Ravindra Patil, the assistant Mumbai, India, police sub-inspector assigned to the case, was scratching his head for answers. But first, he had to find a place to lock up the unusual captive.
So he turned to a veterinary hospital in the Indian metropolis, asking it to retrieve a list of “very confidential and necessary” information about the suspect — a black pigeon caught lurking at a port where international vessels dock.
“The police never came to check the pigeon,” said Dr. Mayur Dangar, the manager of the hospital.
After eight months, the bird was finally set free last week, its innocence of spying for China long confirmed through crack detective work, but the jail doors flung open only after a newspaper report, repeated letters to the police by the veterinary hospital, and intervention from an animal rights group.

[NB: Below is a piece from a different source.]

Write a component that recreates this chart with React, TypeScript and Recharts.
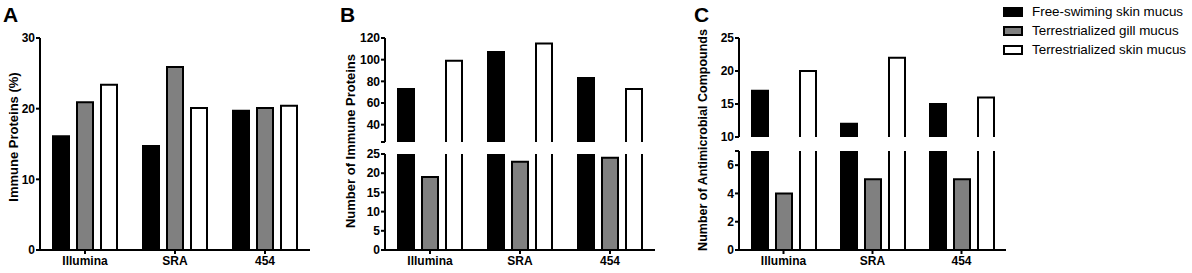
import React from "react";
import { Bar, BarChart, XAxis, YAxis } from "recharts";

const categories = ["Illumina", "SRA", "454"];

// A: immune proteins (%)
const freeSkinPct = [16.1, 14.7, 19.7];
const gillPct = [20.9, 25.9, 20.1];
const terrSkinPct = [23.4, 20.1, 20.4];

// B: number of immune proteins
const freeSkinCount = [73, 107, 83];
const gillCount = [19, 23, 24];
const terrSkinCount = [99, 115, 73];

// C: number of antimicrobial compounds
const freeSkinAmp = [17, 12, 15];
const gillAmp = [4, 5, 5];
const terrSkinAmp = [20, 22, 16];

const seriesNames = [
  "Free-swiming skin mucus",
  "Terrestrialized gill mucus",
  "Terrestrialized skin mucus",
];

const FONT = '"Liberation Sans", Arial, Helvetica, sans-serif';
const COLORS = ["#000000", "#808080", "#ffffff"];

const toRows = (a: number[], b: number[], c: number[]) =>
  categories.map((name, i) => ({ name, free: a[i], gill: b[i], terr: c[i] }));

const rowsA = toRows(freeSkinPct, gillPct, terrSkinPct);
const rowsB = toRows(freeSkinCount, gillCount, terrSkinCount);
const rowsC = toRows(freeSkinAmp, gillAmp, terrSkinAmp);

const tickStyle = { fill: "#000", fontSize: 12, fontWeight: 700, fontFamily: FONT };
const lineStyle = { stroke: "#000", strokeWidth: 2 };

// bar with no bottom edge, for the upper half of a broken axis
function OpenBottomBar(props: any) {
  const { x, y, width, height, fill } = props;
  if (!height || height <= 0) return null;
  return (
    <g>
      <rect x={x} y={y} width={width} height={height} fill={fill} stroke="none" />
      <path
        d={`M${x},${y + height} L${x},${y} L${x + width},${y} L${x + width},${y + height}`}
        fill="none"
        stroke="#000"
        strokeWidth={2}
      />
    </g>
  );
}

function bars(open: boolean) {
  return ["free", "gill", "terr"].map((key, i) => (
    <Bar
      key={key}
      dataKey={key}
      fill={COLORS[i]}
      stroke="#000"
      strokeWidth={2}
      isAnimationActive={false}
      shape={open ? (p: any) => <OpenBottomBar {...p} /> : undefined}
    />
  ));
}

function Panel({
  data,
  width,
  height,
  margin,
  domain,
  ticks,
  hideX,
  open,
  blankTick,
  yWidth,
}: {
  data: any[];
  width: number;
  height: number;
  margin: { top: number; right: number; bottom: number; left: number };
  domain: [number, number];
  ticks: number[];
  hideX?: boolean;
  open?: boolean;
  blankTick?: number;
  yWidth: number;
}) {
  return (
    <BarChart width={width} height={height} data={data} margin={margin} barSize={16} barGap={8}>
      <XAxis
        dataKey="name"
        hide={hideX}
        height={23}
        tick={tickStyle}
        tickSize={4}
        tickMargin={2}
        axisLine={lineStyle}
        tickLine={lineStyle}
        interval={0}
      />
      <YAxis
        width={yWidth}
        domain={domain}
        ticks={ticks}
        allowDataOverflow
        tick={tickStyle}
        tickSize={4}
        tickMargin={1}
        axisLine={lineStyle}
        tickLine={lineStyle}
        interval={0}
        tickFormatter={(v: number) => (v === blankTick ? "" : String(v))}
      />
      {bars(!!open)}
    </BarChart>
  );
}

const abs = (left: number, top: number): React.CSSProperties => ({
  position: "absolute",
  left,
  top,
});

function Letter({ text, left }: { text: string; left: number }) {
  return (
    <div style={{ ...abs(left, 4), fontSize: 21, fontWeight: 700, lineHeight: 1 }}>{text}</div>
  );
}

function AxisTitle({ text, cx, cy, size = 13 }: { text: string; cx: number; cy: number; size?: number }) {
  return (
    <div
      style={{
        ...abs(cx, cy),
        transform: "translate(-50%, -50%) rotate(-90deg)",
        whiteSpace: "nowrap",
        fontSize: size,
        fontWeight: 700,
        lineHeight: 1,
      }}
    >
      {text}
    </div>
  );
}

export default function App() {
  return (
    <div
      style={{
        position: "absolute",
        left: 0,
        top: 0,
        width: 1192,
        height: 273,
        background: "#fff",
        fontFamily: FONT,
        color: "#000",
        overflow: "hidden",
      }}
    >
      {/* A */}
      <div style={abs(0, 0)}>
        <Panel
          data={rowsA}
          width={320}
          height={273}
          margin={{ top: 38, right: 10, bottom: 0, left: 0 }}
          domain={[0, 30]}
          ticks={[0, 10, 20, 30]}
          yWidth={40}
        />
      </div>

      {/* B, broken axis */}
      <div style={abs(335, 0)}>
        <Panel
          data={rowsB}
          width={330}
          height={150}
          margin={{ top: 38, right: 10, bottom: 8, left: 0 }}
          domain={[24, 120]}
          ticks={[24, 40, 60, 80, 100, 120]}
          blankTick={24}
          hideX
          open
          yWidth={50}
        />
      </div>
      <div style={abs(335, 142)}>
        <Panel
          data={rowsB}
          width={330}
          height={131}
          margin={{ top: 12, right: 10, bottom: 0, left: 0 }}
          domain={[0, 25]}
          ticks={[0, 5, 10, 15, 20, 25]}
          yWidth={50}
        />
      </div>

      {/* C, broken axis */}
      <div style={abs(689, 0)}>
        <Panel
          data={rowsC}
          width={330}
          height={145}
          margin={{ top: 38, right: 13, bottom: 8, left: 0 }}
          domain={[10, 25]}
          ticks={[10, 15, 20, 25]}
          hideX
          open
          yWidth={50}
        />
      </div>
      <div style={abs(689, 139)}>
        <Panel
          data={rowsC}
          width={330}
          height={134}
          margin={{ top: 12, right: 13, bottom: 0, left: 0 }}
          domain={[0, 7]}
          ticks={[0, 2, 4, 6, 7]}
          blankTick={7}
          yWidth={50}
        />
      </div>

      <Letter text="A" left={3} />
      <Letter text="B" left={340} />
      <Letter text="C" left={694} />

      <AxisTitle text="Immune Proteins (%)" cx={13} cy={137} />
      <AxisTitle text="Number of Immune Proteins" cx={350} cy={141} />
      <AxisTitle text="Number of Antimicrobial Compounds" cx={703} cy={140} size={12.5} />

      {/* legend */}
      {seriesNames.map((name, i) => (
        <div
          key={name}
          style={{ ...abs(1003, 4 + i * 19), display: "flex", alignItems: "center", height: 15 }}
        >
          <div
            style={{
              width: 16,
              height: 6,
              background: COLORS[i],
              border: "2px solid #000",
            }}
          />
          <div style={{ marginLeft: 9, fontSize: 13.4, lineHeight: 1, whiteSpace: "nowrap" }}>
            {name}
          </div>
        </div>
      ))}
    </div>
  );
}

The group, PETA India, celebrated what it called the end of a “wrongful imprisonment.”
It is not the first time that India has feared feathered infiltration.
In 2014, authorities in the Himalayan region of Kashmir arrested a pigeon near the border on similar charges.
The bird in Mumbai suggested new twists — it had appeared in a city nowhere near a contested border, and the Chinese writing inked on its wings pointed to a more sophisticated and powerful rival that India has been grappling with in recent years.
Patil, the 39-year-old sub-inspector, had dealt with two animal cases before in his 12-year career: the death of two dogs, one in a suspected poisoning that required a post-mortem, and the other in a road accident. Neither case had geopolitical ramifications.
This time, however, “I had to ask advice from our intelligence colleagues,” he said in a phone interview.
The bird had been spotted by guards with the Central Industrial Security Force, which watches over government facilities including ports. Not the first to cast a critical eye on a pigeon, the duty officer saw this one loitering alone — “it was just sitting there, and it all looked suspicious to them — chip, and ring on the feet,” Patil said. The guards informed the police.
Once Patil found a place to lock up the bird, the slow work of investigation began. And he started piecing together clues.
The rings on the bird's legs, including one that had a chip, were sent to the forensic sciences lab.
“The chip had details of the location coding — what it is, where it has come from,” he said.
“Nothing else turned out suspicious,” he added.